Except for the fictional biography of Tallulah Bankhead, Marabelle, which he wrote under his real name, the rest of Huff’s books would be published as Jennifer Wilde.

After the Marietta series, he moved from bodice-ripper-style romances to more character-driven stories that told the lives and loves of his heroines.
Farewell, Mr. Huff

Huff earned a Career Achievement Award from Romantic Times magazine for the 1987–1988 award season. His final book, They Call Her Dana, was released in late 1989.
On January 18, 1990, Tom Huff died suddenly at the age of 52 of a heart attack. He left no children behind, was single, and lived with his elderly mother.
In the 2010s, much of Huff’s backlist was released in e-format. Now, a new generation of readers can enjoy this creative male romance author’s books.
Jennifer Wilde Historical Romance Backlist
BOOK TITLE | PUBLICATION DATE |
Love’s Tender Fury | Jan-1976 |
Love Me, Marietta | Aug-1977 |
Dare to Love | Jan-1978 |
Once More, Miranda | May-1983 |
When Love Commands | Oct-1984 |
Angel in Scarlet | Aug-1986 |
The Slipper | Oct-1987 |
They Call Her Dana | Sep-1989 |
Your Opinion
Have you read Jennifer Wilde’s romances? Or any of the Gothics penned under Huff’s other pseudonyms? Did you even know Jennifer Wilde was a pen name for a man?

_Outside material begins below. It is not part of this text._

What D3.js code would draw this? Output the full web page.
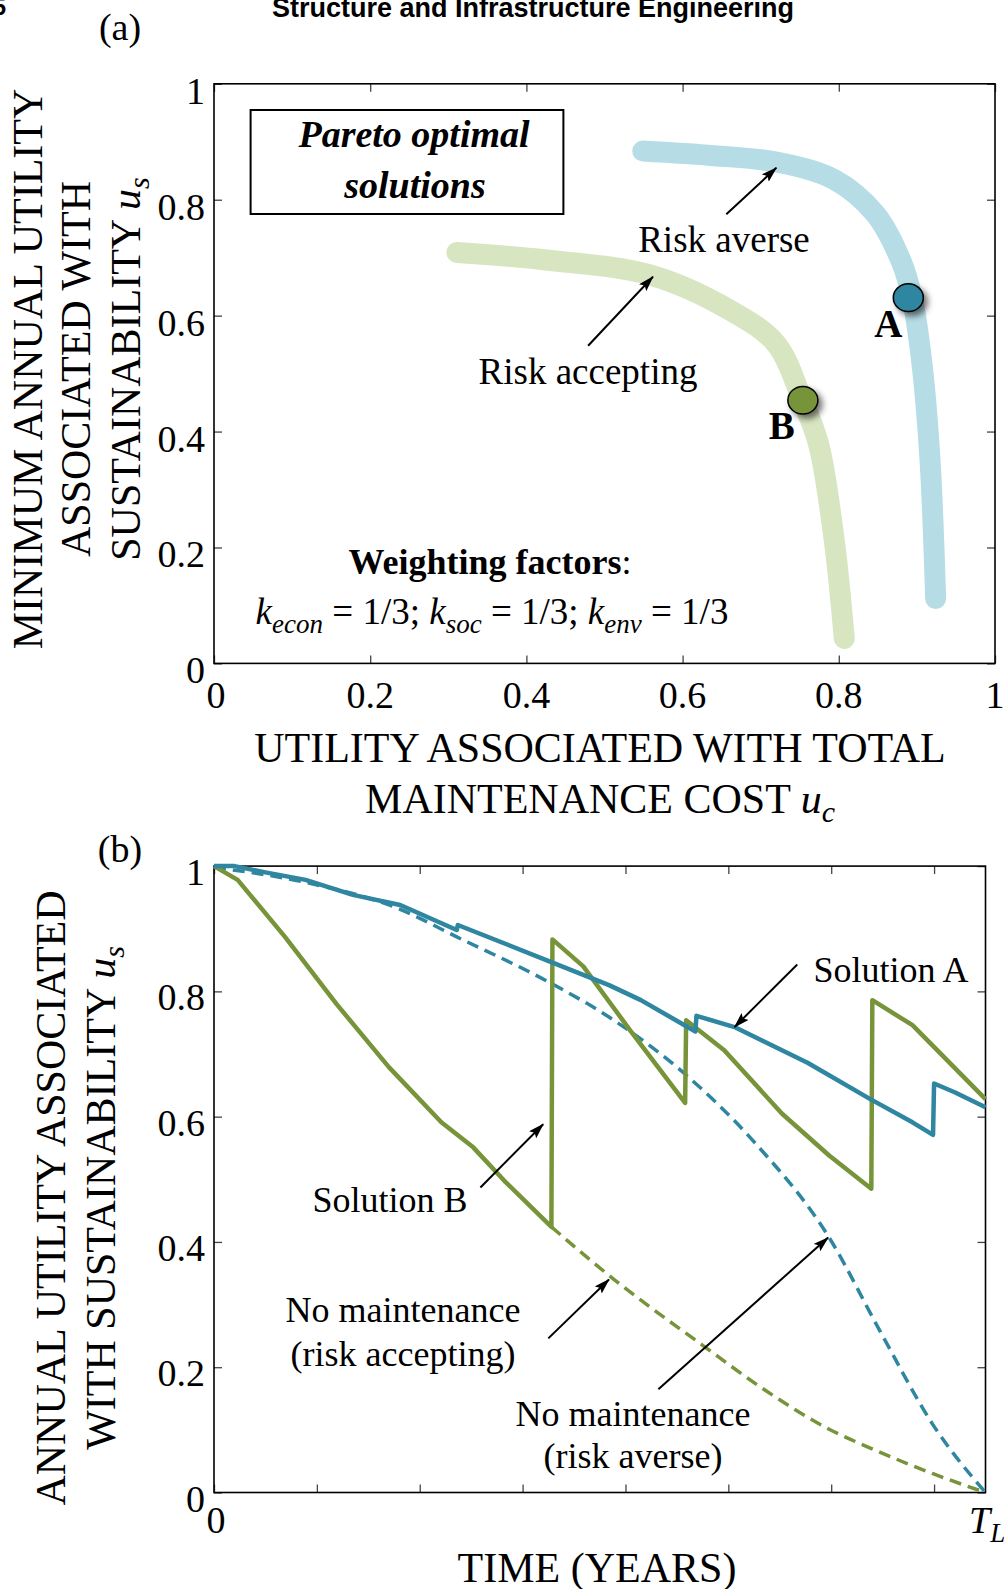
<!DOCTYPE html>
<html>
<head>
<meta charset="utf-8">
<script src="https://cdn.jsdelivr.net/npm/d3@7"></script>
<style>
  body { margin: 0; background: #fff; }
  svg { display: block; }
  text { font-family: "Liberation Serif", "Times New Roman", serif; fill: #000; }
</style>
</head>
<body>
<div id="chart"></div>
<script>
// ---- data, panel (a): Pareto fronts (u_c, u_s)
var riskAverseU = [0.549, 0.640, 0.720, 0.794, 0.847, 0.881, 0.894, 0.907, 0.917, 0.924]
var riskAverseV = [0.884, 0.876, 0.865, 0.835, 0.775, 0.690, 0.630, 0.511, 0.346, 0.112]
var riskAcceptU = [0.311, 0.425, 0.559, 0.660, 0.720, 0.753, 0.774, 0.794, 0.807]
var riskAcceptV = [0.709, 0.696, 0.670, 0.610, 0.551, 0.455, 0.379, 0.214, 0.043]
var pointNames = ["A", "B"]
var pointU = [0.889, 0.754]
var pointV = [0.631, 0.454]
var ticksA = [0, 0.2, 0.4, 0.6, 0.8, 1]
var tickLabelsA = ["0", "0.2", "0.4", "0.6", "0.8", "1"]

// ---- data, panel (b): annual utility over time (years, T_L = 75)
var solAT = [0, 2, 5, 8.9, 13.5, 18.1, 23.6, 23.7, 32.3, 38.4, 41.5, 46.8, 46.9, 50.6, 57.7, 63.8, 67.9, 69.9, 70.0, 72.0, 75]
var solAV = [1.0, 1.0, 0.99, 0.978, 0.954, 0.938, 0.898, 0.906, 0.850, 0.810, 0.786, 0.736, 0.761, 0.743, 0.686, 0.628, 0.591, 0.571, 0.653, 0.639, 0.615]
var solBT = [0, 2.3, 6.9, 11.9, 17.0, 22.1, 25.2, 28.2, 32.8, 32.9, 35.9, 40.4, 45.8, 45.9, 49.6, 55.2, 59.8, 63.9, 64.0, 67.9, 75]
var solBV = [1.0, 0.978, 0.887, 0.780, 0.679, 0.591, 0.551, 0.498, 0.424, 0.883, 0.840, 0.739, 0.622, 0.754, 0.706, 0.605, 0.538, 0.485, 0.786, 0.746, 0.628]
var noMaintAverseT = [0, 8.9, 18.1, 23.6, 32.3, 38.4, 46.0, 52.6, 59.8, 64.8, 69.9, 75]
var noMaintAverseV = [0.998, 0.974, 0.931, 0.887, 0.817, 0.759, 0.665, 0.558, 0.407, 0.256, 0.108, 0]
var noMaintAcceptT = [32.8, 38.9, 47.5, 53.7, 59.8, 63.8, 69.9, 75]
var noMaintAcceptV = [0.424, 0.340, 0.235, 0.162, 0.101, 0.071, 0.030, 0]
var timeTicks = [0, 10, 20, 30, 40, 50, 60, 70]
var ticksB = [0, 0.2, 0.4, 0.6, 0.8, 1]
var tickLabelsB = ["0", "0.2", "0.4", "0.6", "0.8", "1"]

var lightBlue = "#b6dce6", lightGreen = "#d7e5c1"
var teal = "#2f86a0", olive = "#77943a"

var svg = d3.select("#chart").append("svg")
    .attr("width", 1004)
    .attr("height", 1589)

var defs = svg.append("defs")
defs.append("marker")
    .attr("id", "arr")
    .attr("markerUnits", "userSpaceOnUse")
    .attr("markerWidth", 16).attr("markerHeight", 10)
    .attr("refX", 15).attr("refY", 5)
    .attr("orient", "auto")
  .append("path")
    .attr("d", "M0,0 L16,5 L0,10 L3,5 Z")
    .attr("fill", "#000")
var f = defs.append("filter").attr("id", "shadow")
    .attr("x", "-50%").attr("y", "-50%").attr("width", "200%").attr("height", "200%")
f.append("feDropShadow").attr("dx", 4).attr("dy", 4).attr("stdDeviation", 3)
    .attr("flood-color", "#000").attr("flood-opacity", 0.55)

// page header bits (cut by the page edge, as in the scan)
svg.append("text").attr("x", 533).attr("y", 17).attr("text-anchor", "middle")
    .style("font-family", "'Liberation Sans', Arial, sans-serif").style("font-weight", "bold")
    .style("font-size", "27px").text("Structure and Infrastructure Engineering")
svg.append("text").attr("x", 6).attr("y", 15).attr("text-anchor", "end")
    .style("font-family", "'Liberation Sans', Arial, sans-serif").style("font-weight", "bold")
    .style("font-size", "24px").text("5")

// ================= panel (a)
var xA = d3.scaleLinear().domain([0, 1]).range([214, 995])
var yA = d3.scaleLinear().domain([0, 1]).range([663.4, 83.8])

function frame(x, y, xt, yt) {
    var g = svg.append("g")
    var x0 = x.range()[0], x1 = x.range()[1], y0 = y.range()[0], y1 = y.range()[1]
    g.append("g").attr("transform", "translate(0," + y0 + ")")
        .call(d3.axisBottom(x).tickValues(xt).tickSize(-8).tickFormat(""))
    g.append("g").attr("transform", "translate(0," + y1 + ")")
        .call(d3.axisTop(x).tickValues(xt).tickSize(-8).tickFormat(""))
    g.append("g").attr("transform", "translate(" + x0 + ",0)")
        .call(d3.axisLeft(y).tickValues(yt).tickSize(-8).tickFormat(""))
    g.append("g").attr("transform", "translate(" + x1 + ",0)")
        .call(d3.axisRight(y).tickValues(yt).tickSize(-8).tickFormat(""))
    g.selectAll(".domain").remove()
    g.selectAll(".tick line").attr("stroke", "#444").attr("stroke-width", 1.3)
    g.append("rect").attr("x", x0).attr("y", y1).attr("width", x1 - x0).attr("height", y0 - y1)
        .attr("fill", "none").attr("stroke", "#000").attr("stroke-width", 1.6)
}

var bandLine = d3.line().curve(d3.curveCatmullRom.alpha(0.5))
svg.append("path")
    .attr("d", bandLine(riskAverseU.map(function(u, i) { return [xA(u), yA(riskAverseV[i])] })))
    .attr("fill", "none").attr("stroke", lightBlue).attr("stroke-width", 21)
    .attr("stroke-linecap", "round").attr("stroke-linejoin", "round")
svg.append("path")
    .attr("d", bandLine(riskAcceptU.map(function(u, i) { return [xA(u), yA(riskAcceptV[i])] })))
    .attr("fill", "none").attr("stroke", lightGreen).attr("stroke-width", 21)
    .attr("stroke-linecap", "round").attr("stroke-linejoin", "round")

frame(xA, yA, ticksA, ticksA)

svg.selectAll(".pt").data(pointNames).enter().append("ellipse")
    .attr("cx", function(d, i) { return xA(pointU[i]) })
    .attr("cy", function(d, i) { return yA(pointV[i]) })
    .attr("rx", 15).attr("ry", 13.8)
    .attr("fill", function(d, i) { return i == 0 ? teal : olive })
    .attr("stroke", "#000").attr("stroke-width", 1.5)
    .attr("filter", "url(#shadow)")
svg.selectAll(".ptlab").data(pointNames).enter().append("text")
    .attr("x", function(d, i) { return xA(pointU[i]) - (i == 0 ? 20 : 21) })
    .attr("y", function(d, i) { return yA(pointV[i]) + 39 })
    .attr("text-anchor", "middle")
    .style("font-weight", "bold").style("font-size", "39px")
    .text(function(d) { return d })

// tick labels (a)
svg.selectAll(".xla").data(ticksA).enter().append("text")
    .attr("x", function(d) { return xA(d) + (d == 0 ? 2 : 0) }).attr("y", 708)
    .attr("text-anchor", "middle").style("font-size", "38px")
    .text(function(d, i) { return tickLabelsA[i] })
svg.selectAll(".yla").data(ticksA).enter().append("text")
    .attr("x", 205).attr("y", function(d) { return yA(d) + 20 })
    .attr("text-anchor", "end").style("font-size", "38px")
    .text(function(d, i) { return tickLabelsA[i] })

// annotations (a)
svg.append("rect").attr("x", 250.6).attr("y", 110).attr("width", 312.8).attr("height", 104)
    .attr("fill", "none").attr("stroke", "#000").attr("stroke-width", 2)
svg.append("text").attr("x", 414).attr("y", 147).attr("text-anchor", "middle")
    .style("font-weight", "bold").style("font-style", "italic").style("font-size", "38px")
    .text("Pareto optimal")
svg.append("text").attr("x", 415).attr("y", 198).attr("text-anchor", "middle")
    .style("font-weight", "bold").style("font-style", "italic").style("font-size", "38px")
    .text("solutions")

function arrow(x, y, a) {
    svg.append("line")
        .attr("x1", x(a[0])).attr("y1", y(a[1])).attr("x2", x(a[2])).attr("y2", y(a[3]))
        .attr("stroke", "#000").attr("stroke-width", 2).attr("marker-end", "url(#arr)")
}
arrow(xA, yA, [0.656, 0.775, 0.720, 0.855])
arrow(xA, yA, [0.479, 0.548, 0.562, 0.667])
svg.append("text").attr("x", 724).attr("y", 252).attr("text-anchor", "middle")
    .style("font-size", "37px").text("Risk averse")
svg.append("text").attr("x", 588).attr("y", 384).attr("text-anchor", "middle")
    .style("font-size", "37px").text("Risk accepting")

var wf = svg.append("text").attr("x", 490).attr("y", 574).attr("text-anchor", "middle")
    .style("font-size", "36px")
wf.append("tspan").style("font-weight", "bold").text("Weighting factors")
wf.append("tspan").text(":")
var kt = svg.append("text").attr("x", 492).attr("y", 624).attr("text-anchor", "middle")
    .style("font-size", "37px")
var parts = [["k", "econ", " = 1/3; "], ["k", "soc", " = 1/3; "], ["k", "env", " = 1/3"]]
parts.forEach(function(p) {
    kt.append("tspan").style("font-style", "italic").text(p[0])
    kt.append("tspan").style("font-style", "italic").style("font-size", "27px").attr("dy", 9).text(p[1])
    kt.append("tspan").attr("dy", -9).text(p[2])
})

// axis titles (a)
svg.append("text").attr("x", 120).attr("y", 40).attr("text-anchor", "middle")
    .style("font-size", "38px").text("(a)")
svg.append("text").attr("x", 600).attr("y", 762).attr("text-anchor", "middle")
    .style("font-size", "42px").text("UTILITY ASSOCIATED WITH TOTAL")
var xt2 = svg.append("text").attr("x", 600).attr("y", 813).attr("text-anchor", "middle")
    .style("font-size", "42px")
xt2.append("tspan").text("MAINTENANCE COST ")
xt2.append("tspan").style("font-style", "italic").text("u")
xt2.append("tspan").style("font-size", "30px").style("font-style", "italic").attr("dy", 9).text("c")

var ylA = ["MINIMUM ANNUAL UTILITY", "ASSOCIATED WITH", "SUSTAINABILITY "]
var ylAx = [42, 90, 140]
ylA.forEach(function(s, i) {
    var t = svg.append("text").attr("transform", "translate(" + ylAx[i] + ",369) rotate(-90)")
        .attr("text-anchor", "middle").style("font-size", "42px")
    t.append("tspan").text(s)
    if (i == 2) {
        t.append("tspan").style("font-style", "italic").text("u")
        t.append("tspan").style("font-style", "italic").style("font-size", "30px").attr("dy", 9).text("s")
    }
})

// ================= panel (b)
var xB = d3.scaleLinear().domain([0, 75]).range([214, 985.5])
var yB = d3.scaleLinear().domain([0, 1]).range([1492.5, 866.1])
// dashed deterioration curves are smooth, the maintained ones are piecewise
var smoothB = d3.line().curve(d3.curveMonotoneX)
    .x(function(d) { return xB(d[0]) }).y(function(d) { return yB(d[1]) })
var lineB = d3.line()
    .x(function(d) { return xB(d[0]) }).y(function(d) { return yB(d[1]) })

function zip(a, b) { return a.map(function(v, i) { return [v, b[i]] }) }

frame(xB, yB, timeTicks, ticksB)

svg.append("path").attr("d", smoothB(zip(noMaintAverseT, noMaintAverseV)))
    .attr("fill", "none").attr("stroke", teal).attr("stroke-width", 3.5).attr("stroke-dasharray", "12,7")
svg.append("path").attr("d", smoothB(zip(noMaintAcceptT, noMaintAcceptV)))
    .attr("fill", "none").attr("stroke", olive).attr("stroke-width", 3.5).attr("stroke-dasharray", "12,7")
svg.append("path").attr("d", lineB(zip(solBT, solBV)))
    .attr("fill", "none").attr("stroke", olive).attr("stroke-width", 4.5).attr("stroke-linejoin", "round")
svg.append("path").attr("d", lineB(zip(solAT, solAV)))
    .attr("fill", "none").attr("stroke", teal).attr("stroke-width", 4.5).attr("stroke-linejoin", "round")

svg.selectAll(".ylb").data(ticksB).enter().append("text")
    .attr("x", 205).attr("y", function(d) { return yB(d) + 19 })
    .attr("text-anchor", "end").style("font-size", "38px")
    .text(function(d, i) { return tickLabelsB[i] })
svg.append("text").attr("x", xB(0) + 2).attr("y", 1533).attr("text-anchor", "middle")
    .style("font-size", "38px").text("0")
var tl = svg.append("text").attr("x", 969).attr("y", 1533).style("font-size", "38px")
tl.append("tspan").style("font-style", "italic").text("T")
tl.append("tspan").style("font-style", "italic").style("font-size", "27px").attr("dy", 9).text("L")

// annotations (b)
arrow(xB, yB, [56.7, 0.843, 50.6, 0.743])
arrow(xB, yB, [25.9, 0.487, 32.0, 0.588])
arrow(xB, yB, [32.5, 0.246, 38.4, 0.340])
arrow(xB, yB, [43.2, 0.165, 59.7, 0.407])
var notes = [["Solution A", 891, 982], ["Solution B", 390, 1212], ["No maintenance", 403, 1322],
    ["(risk accepting)", 403, 1366], ["No maintenance", 633, 1426], ["(risk averse)", 633, 1468]]
notes.forEach(function(n) {
    svg.append("text").attr("x", n[1]).attr("y", n[2]).attr("text-anchor", "middle")
        .style("font-size", "36px").text(n[0])
})

svg.append("text").attr("x", 120).attr("y", 862).attr("text-anchor", "middle")
    .style("font-size", "38px").text("(b)")
svg.append("text").attr("x", 597).attr("y", 1582).attr("text-anchor", "middle")
    .style("font-size", "42px").text("TIME (YEARS)")
var ylB = ["ANNUAL UTILITY ASSOCIATED", "WITH SUSTAINABILITY "]
var ylBx = [65, 115]
ylB.forEach(function(s, i) {
    var t = svg.append("text").attr("transform", "translate(" + ylBx[i] + ",1198) rotate(-90)")
        .attr("text-anchor", "middle").style("font-size", "42px")
    t.append("tspan").text(s)
    if (i == 1) {
        t.append("tspan").style("font-style", "italic").text("u")
        t.append("tspan").style("font-style", "italic").style("font-size", "30px").attr("dy", 9).text("s")
    }
})
</script>
</body>
</html>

Please drop a comment, and let’s talk romance.
Hi –
In the early ’80s, my aunt had a cardboard box full of historical romances that she was going to get rid of, and she told me to go ahead and have a look through it and take what I wanted. That cardboard box was like a glittering treasure chest, with all the gold and silver titles and glossy, beautiful covers. The first book I chose from that box was Jennifer Wilde’s Love Me, Marietta. I’d never read this type of book before and I couldn’t put it down! After that, I would be so excited when I saw her new book on the bookstore shelf. One day, I asked the woman who ran a romance bookstore if she knew when Jennifer Wilde’s next one would be out. She broke the news to me that he died. By then I already knew Jennifer Wilde was a man. I read all of the books he wrote under this name, and a few of his others. What an era that was!
Thanks, Jacqueline. Yes, I’ve read one of Huff’s romances. “Midnight at Mallncourt”, a 1975 gothic he wrote under the pen name Edwina Marlow.
Sorry I can’t comment on it. That was SO long ago!